Both companies have dabbled in blockchain infrastructure — Mastercard with pilots for on-chain identity and settlement tools, and Visa with experiments in stablecoin settlement using USDC. But despite these efforts, neither is treating crypto as a near-term threat or opportunity for their core businesses.

That stance contrasts with the scale of on-chain activity. According to data from Glassnode, bitcoin alone settled over $25 trillion worth of transactions in 2025, more than Visa ($17 trillion) and Mastercard ($11 trillion) combined. While Bitcoin’s volume includes high-frequency and large institutional transfers, the size reflects growing blockchain demand across financial applications.

SoFi’s crypto push

Meanwhile, SoFi, the digital bank and fintech firm, is leaning into crypto more aggressively.

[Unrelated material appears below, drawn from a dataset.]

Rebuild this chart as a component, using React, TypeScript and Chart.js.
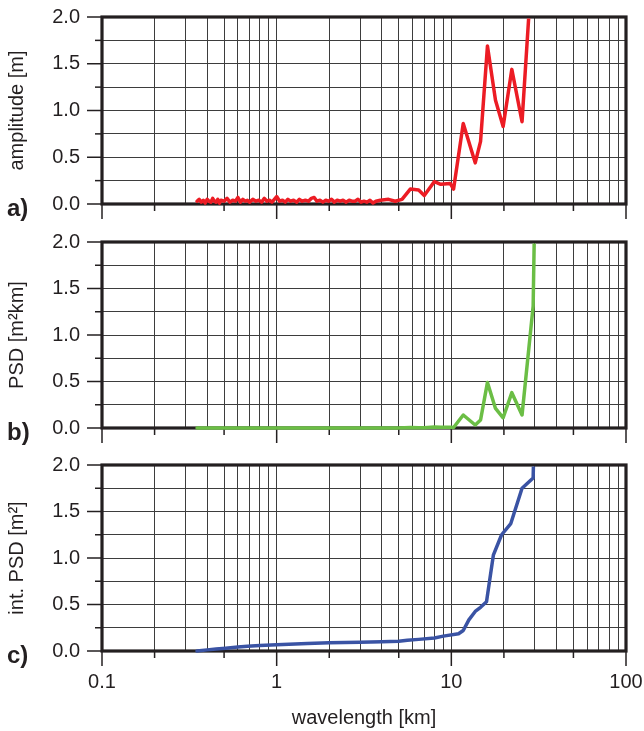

After beating Wall Street estimates in its fourth-quarter earnings, SoFi’s stock rose briefly before dropping, now 5% lower.

Just over 63,000 accounts were actively buying, selling, and holding digital assets in the fourth quarter of 2025, although the option only became fully available in late December. Nevertheless, the company said it sees crypto as part of a larger strategy.

CEO Anthony Noto told investors that SoFi is “moving with urgency to lead the next phase of financial services by delivering crypto and blockchain innovation backed by bank-grade stability and security.”